Although the KMT said that the amendment, which was initiated by KMT Legislator Lee Fu-hsing (李復興) from Kaohsiung, was meant to stabilize electoral districts, it could just as easly be interpreted as improper interference in the workings of the nation’s supposedly independent top electoral body.
The CEC proposed the adjustment in response to the planned mergers of Kaohsiung, Tainan and Taichung cities and counties, in accordance with Article 4 of the Amendment to the Constitution, which stipulates that the distribution of legislative seats should be in proportion to the population of special municipalities, cities and counties.
As the population of Greater Tainan may reach 1.8 million after December’s merger, while that of Greater Kaohsiung will become 2.7 million, it makes perfect sense for the CEC to re-demarcate electoral districts to ensure residents are fairly represented.
The freeze not only makes the seat adjustment stipulated by the Constitution impossible for a decade, but also in effect suspends the CEC’s authority to rearrange legislative electoral districts, as empowered by the Organic Act of the Central Eelection Commission (中央選舉委員會組織法), which was pushed through by the KMT in May last year.
In light of this, one cannot but ask whether the KMT’s decision to push through the amendment was motivated by its own political interests.
The KMT holds six of the nine legislative seats in Kaohsiung City and County, but none in Tainan — a traditional Democratic Progressive Party (DPP) stronghold.
In terms of turnout for the last legislative election in 2008, the KMT received 30.5 percent of the vote in Tainan County — about 25 percentage points fewer than the DPP — while in Tainan City, the KMT lost to the DPP by 1 percent.
In Kaohsiung City and County, the KMT had a 5 percent lead over the DPP.
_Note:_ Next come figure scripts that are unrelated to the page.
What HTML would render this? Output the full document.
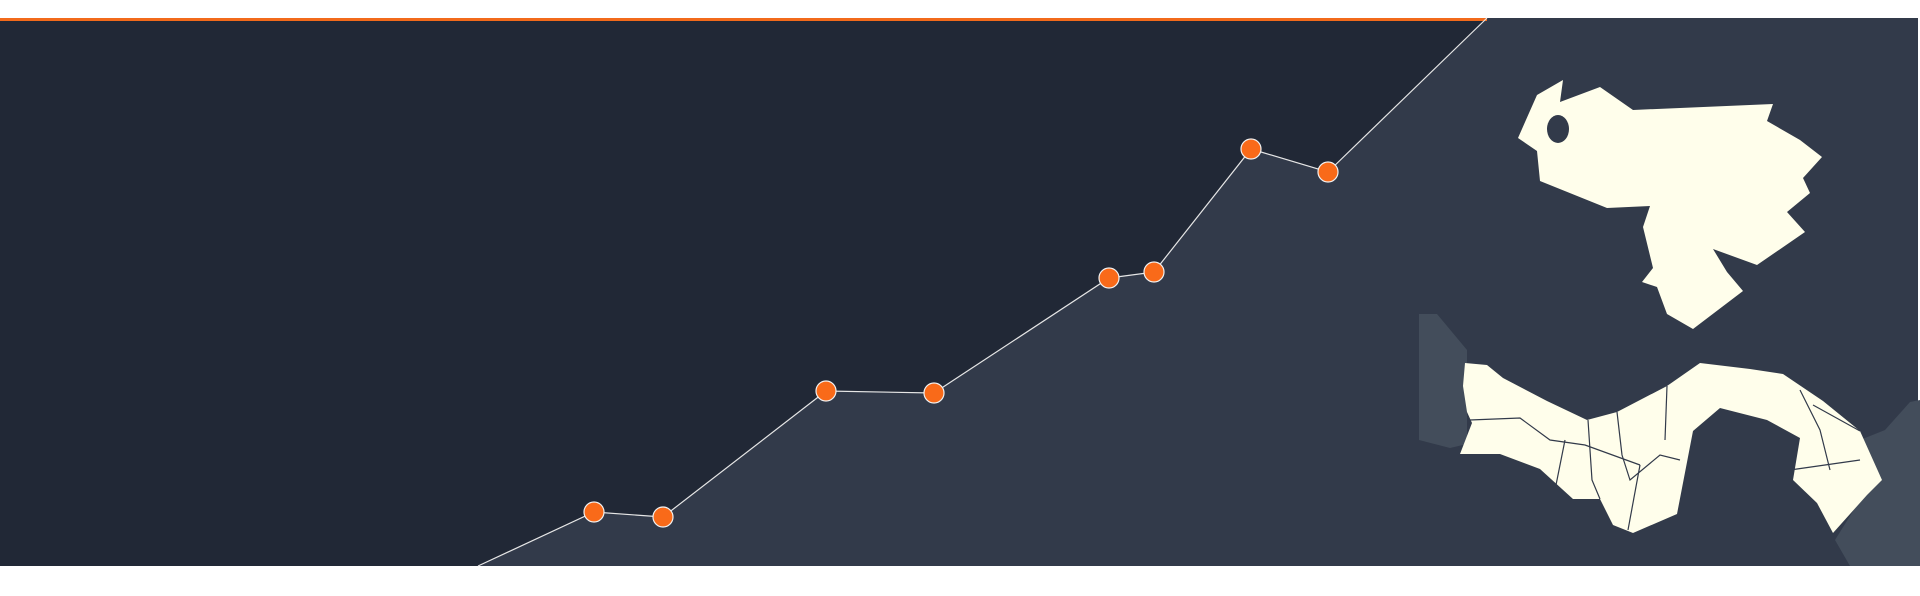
<!DOCTYPE html>
<html><head><meta charset="utf-8"><style>
html,body{margin:0;padding:0;background:#fff;width:1920px;height:596px;overflow:hidden;font-family:"Liberation Sans",sans-serif}
</style></head><body>
<svg width="1920" height="596" viewBox="0 0 1920 596">
<rect x="0" y="18" width="1918" height="548" fill="#323a4a"/>
<g id="area"></g>
<rect x="0" y="18" width="1487" height="3" fill="#f26a1b"/>
<g>
<polygon fill="#434d5b" points="1419,314 1437,314 1467,350 1467,444 1450,448 1419,440"/>
<polygon fill="#434d5b" points="1860,440 1885,430 1910,402 1920,400 1920,566 1850,566 1835,540 1860,500"/>
<polygon fill="#fffeeb" points="1518,138 1537,95 1563,80 1560,102 1600,87 1633,110 1773,104 1767,121 1800,140 1822,157 1803,178 1810,193 1787,212 1805,232 1757,265 1713,249 1727,272 1743,291 1693,329 1667,314 1657,287 1642,282 1653,268 1643,227 1650,206 1607,208 1540,181 1537,151"/>
<ellipse cx="1558" cy="129" rx="11" ry="14" fill="#323a4a"/>
<polygon fill="#fffeeb" points="1465,363 1487,365 1503,378 1547,401 1587,420 1617,412 1667,386 1700,363 1750,369 1783,374 1823,401 1860,431 1882,480 1867,495 1833,533 1817,503 1793,480 1800,438 1767,420 1720,408 1693,431 1677,514 1633,533 1613,525 1600,499 1573,499 1540,469 1500,454 1460,454 1472,423 1467,412 1463,386"/>
<g stroke="#323a4a" stroke-width="1.2" fill="none">
<path d="M1470,420 L1520,418 L1550,440 L1585,445 L1640,465"/>
<path d="M1588,420 L1592,480 L1600,499"/>
<path d="M1617,412 L1622,455 L1630,480 L1660,455 L1680,460"/>
<path d="M1667,386 L1665,440"/>
<path d="M1565,440 L1555,490"/>
<path d="M1640,465 L1628,530"/>
<path d="M1800,390 L1820,430 L1830,470"/>
<path d="M1813,405 L1860,431"/>
<path d="M1790,470 L1860,460"/>
</g>
</g>
<g id="marks"></g>
</svg>
<script>
const xVals = [116, 185, 348, 456, 631, 676, 773, 850];
const yVals = [54, 49, 175, 173, 288, 294, 417, 394];
const xDomain = [0, 1009];
const yDomain = [0, 548];
function xs(v){return 478 + (v - xDomain[0]) / (xDomain[1]-xDomain[0]) * 1009;}
function ys(v){return 566 - (v - yDomain[0]) / (yDomain[1]-yDomain[0]) * 548;}
const NS='http://www.w3.org/2000/svg';
const pts=[[xs(xDomain[0]),ys(yDomain[0])]];
for(let i=0;i<xVals.length;i++)pts.push([xs(xVals[i]),ys(yVals[i])]);
pts.push([xs(xDomain[1]),ys(yDomain[1])]);
const area=document.createElementNS(NS,'polygon');


area.setAttribute('fill','#212836');
area.setAttribute('points','0,18 '+pts.slice().reverse().map(p=>p.join(',')).join(' ')+' 0,566');
document.getElementById('area').appendChild(area);
const marks=document.getElementById('marks');
const line=document.createElementNS(NS,'polyline');


line.setAttribute('points',pts.map(p=>p.join(',')).join(' '));
line.setAttribute('fill','none');
line.setAttribute('stroke','#e6e6e6');
line.setAttribute('stroke-width','1.2');
marks.appendChild(line);
for(let i=0;i<xVals.length;i++){
  const c=document.createElementNS(NS,'circle');
  
  
  c.setAttribute('cx',xs(xVals[i]));
  c.setAttribute('cy',ys(yVals[i]));
  c.setAttribute('r','10');
  c.setAttribute('fill','#f96a19');
  c.setAttribute('stroke','#f0f0f0');
  c.setAttribute('stroke-width','1.2');
  marks.appendChild(c);
}
</script>
</body></html>
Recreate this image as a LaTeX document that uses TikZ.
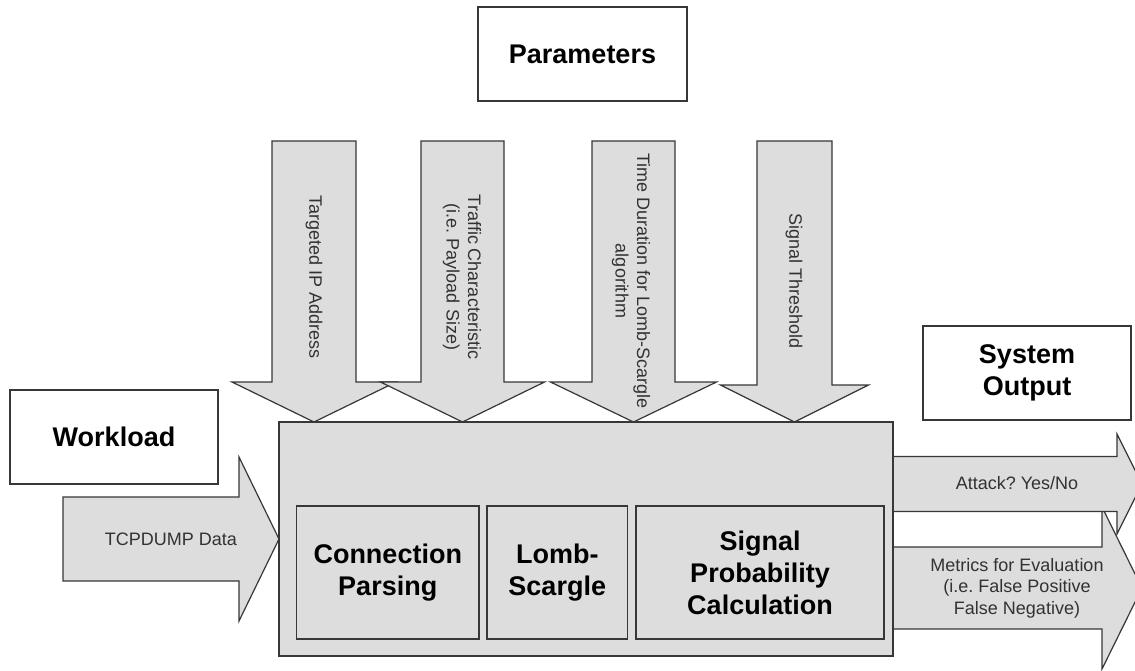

Given these figures, it is difficult to escape the conclusion that the KMT had much to lose if the commission had gone ahead with its planned re-adjustment of seat allocations.
On Saturday, KMT caucus whip Lin Yi-shih (林益世) and five other KMT Kaohsiung legislators accused the DPP caucus of sacrificing the rights of Kaohsiung residents by threatening to file an application for a constitutional interpretation of the amendment.
Needless to say, those legislators conveniently forgot to mention that Tainan residents have the right to be as well represented in the legislature as their counterparts in other parts of the nation.
Instead of passing a controversial amendment that was dubbed “a life-saving bill for Kaohsiung legislators,” the legislature should have spent more time deliberating how to ensure residents from different cities and counties are best represented in that body.